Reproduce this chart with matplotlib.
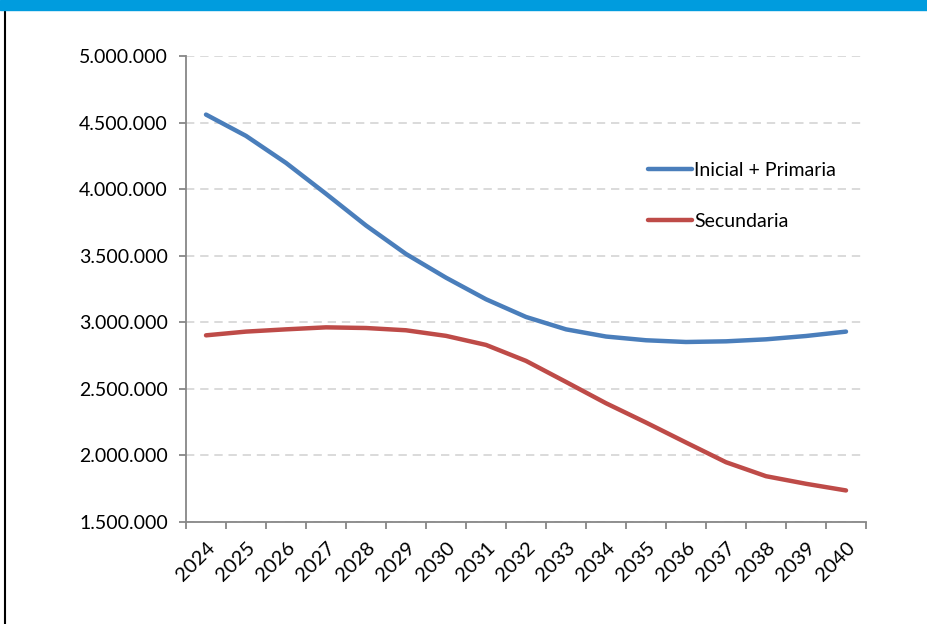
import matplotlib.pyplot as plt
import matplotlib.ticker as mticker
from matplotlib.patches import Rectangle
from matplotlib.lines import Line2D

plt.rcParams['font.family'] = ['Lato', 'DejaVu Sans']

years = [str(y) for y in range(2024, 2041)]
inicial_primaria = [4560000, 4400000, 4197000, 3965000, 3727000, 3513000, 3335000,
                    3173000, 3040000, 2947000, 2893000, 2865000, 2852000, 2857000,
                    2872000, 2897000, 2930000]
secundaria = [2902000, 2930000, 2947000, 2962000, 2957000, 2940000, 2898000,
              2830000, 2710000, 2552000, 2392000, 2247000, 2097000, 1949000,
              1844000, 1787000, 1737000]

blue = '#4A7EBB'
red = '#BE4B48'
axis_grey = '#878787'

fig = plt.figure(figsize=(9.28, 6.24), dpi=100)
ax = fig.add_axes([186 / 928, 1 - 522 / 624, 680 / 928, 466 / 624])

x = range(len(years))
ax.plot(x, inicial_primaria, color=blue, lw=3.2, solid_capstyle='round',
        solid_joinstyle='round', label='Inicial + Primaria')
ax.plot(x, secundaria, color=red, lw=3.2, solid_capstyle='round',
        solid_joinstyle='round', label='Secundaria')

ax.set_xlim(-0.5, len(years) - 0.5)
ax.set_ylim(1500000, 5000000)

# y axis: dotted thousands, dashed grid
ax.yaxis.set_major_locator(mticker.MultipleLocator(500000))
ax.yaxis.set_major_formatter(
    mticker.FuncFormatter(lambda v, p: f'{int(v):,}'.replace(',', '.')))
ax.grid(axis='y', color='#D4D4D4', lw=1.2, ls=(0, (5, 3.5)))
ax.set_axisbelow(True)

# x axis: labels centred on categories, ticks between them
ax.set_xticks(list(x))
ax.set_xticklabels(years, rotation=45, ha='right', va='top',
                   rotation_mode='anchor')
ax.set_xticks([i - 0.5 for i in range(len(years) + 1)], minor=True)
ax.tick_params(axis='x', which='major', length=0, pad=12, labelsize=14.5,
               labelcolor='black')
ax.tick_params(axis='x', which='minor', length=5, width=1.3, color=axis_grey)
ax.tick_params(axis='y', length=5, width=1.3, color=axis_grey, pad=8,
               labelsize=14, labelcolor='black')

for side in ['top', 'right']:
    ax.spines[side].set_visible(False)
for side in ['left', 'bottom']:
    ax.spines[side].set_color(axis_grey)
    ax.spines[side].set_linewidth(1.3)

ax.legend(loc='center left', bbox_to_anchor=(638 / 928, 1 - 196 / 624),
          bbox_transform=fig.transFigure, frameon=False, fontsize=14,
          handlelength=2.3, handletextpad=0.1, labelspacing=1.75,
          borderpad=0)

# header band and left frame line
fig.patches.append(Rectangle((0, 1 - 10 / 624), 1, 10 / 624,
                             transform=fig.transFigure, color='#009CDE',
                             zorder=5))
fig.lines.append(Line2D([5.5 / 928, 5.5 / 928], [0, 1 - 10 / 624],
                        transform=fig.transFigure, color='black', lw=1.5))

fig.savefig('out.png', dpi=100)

____________________

Instruction: Without the pictures, write out the whole listing above exactly as it appears.

Complete response:
Reproduce this chart with matplotlib.
import matplotlib.pyplot as plt
import matplotlib.ticker as mticker
from matplotlib.patches import Rectangle
from matplotlib.lines import Line2D

plt.rcParams['font.family'] = ['Lato', 'DejaVu Sans']

years = [str(y) for y in range(2024, 2041)]
inicial_primaria = [4560000, 4400000, 4197000, 3965000, 3727000, 3513000, 3335000,
                    3173000, 3040000, 2947000, 2893000, 2865000, 2852000, 2857000,
                    2872000, 2897000, 2930000]
secundaria = [2902000, 2930000, 2947000, 2962000, 2957000, 2940000, 2898000,
              2830000, 2710000, 2552000, 2392000, 2247000, 2097000, 1949000,
              1844000, 1787000, 1737000]

blue = '#4A7EBB'
red = '#BE4B48'
axis_grey = '#878787'

fig = plt.figure(figsize=(9.28, 6.24), dpi=100)
ax = fig.add_axes([186 / 928, 1 - 522 / 624, 680 / 928, 466 / 624])

x = range(len(years))
ax.plot(x, inicial_primaria, color=blue, lw=3.2, solid_capstyle='round',
        solid_joinstyle='round', label='Inicial + Primaria')
ax.plot(x, secundaria, color=red, lw=3.2, solid_capstyle='round',
        solid_joinstyle='round', label='Secundaria')

ax.set_xlim(-0.5, len(years) - 0.5)
ax.set_ylim(1500000, 5000000)

# y axis: dotted thousands, dashed grid
ax.yaxis.set_major_locator(mticker.MultipleLocator(500000))
ax.yaxis.set_major_formatter(
    mticker.FuncFormatter(lambda v, p: f'{int(v):,}'.replace(',', '.')))
ax.grid(axis='y', color='#D4D4D4', lw=1.2, ls=(0, (5, 3.5)))
ax.set_axisbelow(True)

# x axis: labels centred on categories, ticks between them
ax.set_xticks(list(x))
ax.set_xticklabels(years, rotation=45, ha='right', va='top',
                   rotation_mode='anchor')
ax.set_xticks([i - 0.5 for i in range(len(years) + 1)], minor=True)
ax.tick_params(axis='x', which='major', length=0, pad=12, labelsize=14.5,
               labelcolor='black')
ax.tick_params(axis='x', which='minor', length=5, width=1.3, color=axis_grey)
ax.tick_params(axis='y', length=5, width=1.3, color=axis_grey, pad=8,
               labelsize=14, labelcolor='black')

for side in ['top', 'right']:
    ax.spines[side].set_visible(False)
for side in ['left', 'bottom']:
    ax.spines[side].set_color(axis_grey)
    ax.spines[side].set_linewidth(1.3)

ax.legend(loc='center left', bbox_to_anchor=(638 / 928, 1 - 196 / 624),
          bbox_transform=fig.transFigure, frameon=False, fontsize=14,
          handlelength=2.3, handletextpad=0.1, labelspacing=1.75,
          borderpad=0)

# header band and left frame line
fig.patches.append(Rectangle((0, 1 - 10 / 624), 1, 10 / 624,
                             transform=fig.transFigure, color='#009CDE',
                             zorder=5))
fig.lines.append(Line2D([5.5 / 928, 5.5 / 928], [0, 1 - 10 / 624],
                        transform=fig.transFigure, color='black', lw=1.5))

fig.savefig('out.png', dpi=100)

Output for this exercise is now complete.